09 février 2010

Garde à vue

Nous vivons une mutation assez étrange dans notre société. Jusqu’à récemment encore, la technologie n’était pas à même de nous contrôler tant individuellement que collectivement. Cela laissait, mine de rien, énormément de latitude tant aux citoyens ordinaires, qu’aux mouvances extrêmes. Ainsi, dans le flottement assez agréable des dispositifs de surveillance, nous pouvions nous organiser, nous réunir, discuter, sans pour autant craindre qu’un censeur, qu’une écoute, ou qu’un maton tienne nos conversations pour « potentiellement dangereuses pour la sûreté de l’état ». Or, l’informatisation à outrance, le développement de systèmes tels que le satellite, la géolocalisation, ainsi que la téléphonie mobile deviennent autant des outils de communication que de maintien sous surveillance.

Loin de moi toute paranoïa excessive : 1984 n’est pas encore arrivé, d’autant plus qu’il y a des hommes derrière les claviers.

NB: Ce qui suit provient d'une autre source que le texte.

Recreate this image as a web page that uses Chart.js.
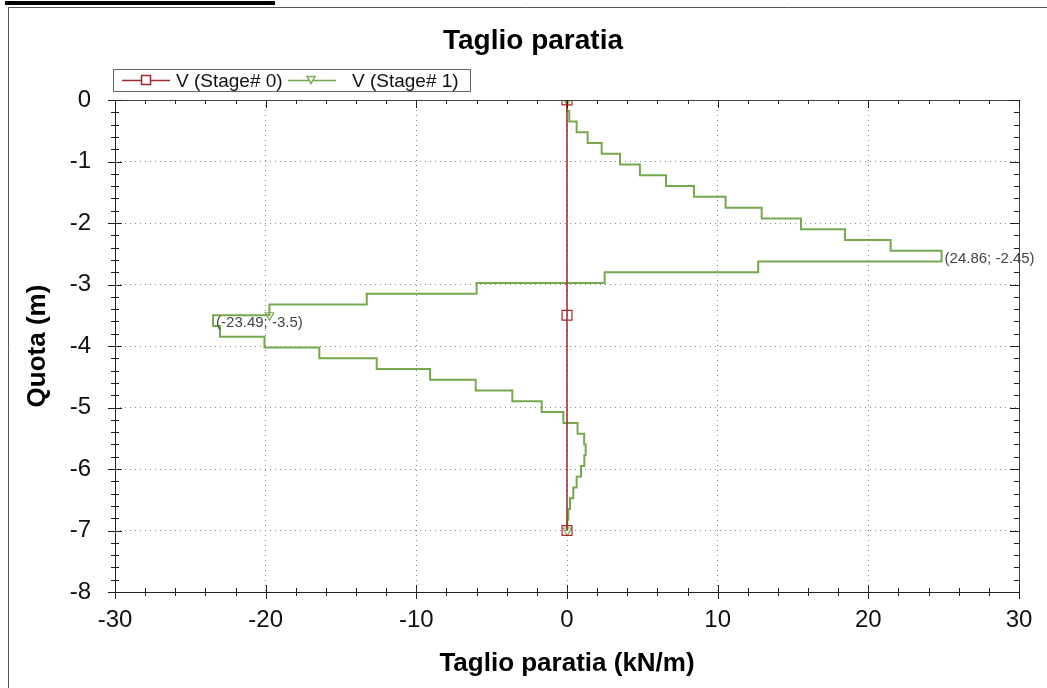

Seulement, les dérives deviennent de plus en plus flagrantes, et ce sous couvert de sécurité nationale : écoutes illégales, traçage des déplacements grâce au protocole de téléphonie mobile, suivi à travers les activités bancaires, bref, nous nous sommes involontairement soumis à des yeux inquisiteurs, et ce n’est pas fait pour s’améliorer. Entre les lois informatiques telles que DADVSI, et la création de fichiers centralisés comme EDVIGE, difficile de croire que de tels outils se cantonneront à la surveillance des terroristes, ou des marchants de mort. Tout état, aussi honnête soit-il, peut recycler des outils s’appuyant sur une nécessité, pour en faire des armes de surveillance, puis, à terme, de répression. Prenons le cas assez élémentaire du passeport : il est naturel d’avoir l’identité des voyageurs, ne serait-ce que pour interdire l’entrée sur un territoire d’une personne déjà interdite de séjour (criminel par exemple). Là, nous sommes passés à la biométrie, et de force qui plus est, sous l’impulsion des USA. Cela signifie donc que, d’une part, nous donnons nos empreintes aux USA dès notre passage en douane, et que, d’autre part, nous offrons une véritable fiche signalétique de tout ressortissant dans le monde ayant mis les pieds dans un secteur contrôlé par les Américains. Est-ce acceptable ? Certainement pas, encore moins depuis que le sénat Américain a légitimé des lois comme le Patriot Act (censure, contrôle, lois d’exceptions…), ou l’existence de lieux comme Guantanamo.

Le paternalisme sécuritaire est une demande dans toutes les nations du monde : l’état doit protéger les biens et les personnes, et pour cela, il doit s’outiller pour lutter contre toutes les criminalités. Cela comprend : une présence policière, des méthodes modernes d’investigation, ainsi que la formation des agents de contrôle à toutes les formes de criminalité. Typiquement, le piratage informatique, la copie illégale nécessitent des connaissances juridiques et techniques pour savoir de quoi il en retourne. Or, c’est avant tout d’outils de surveillance dont on se dote, et non de méthodes pour sanctionner les véritables escrocs et autres voleurs de propriété intellectuelle ! L’idée, ce n’est donc pas « J’attrape le criminel, celui qui trafique », mais plus « Prenons tous les poissons, on fera le tri ensuite ». C’est ce que j’appelle ouvertement une dérive sécuritaire. Dans le même ordre d’idée, les Anglais s’équipent sans cesse de caméras. Et la vie privée ? Est-elle à sacrifier sur l’autel de la sécurité ? Jamais ! Accepter d’être traqué, piste, suivi, fouillé, c’est accepter de devenir un simple numéro, un détenu sans prison.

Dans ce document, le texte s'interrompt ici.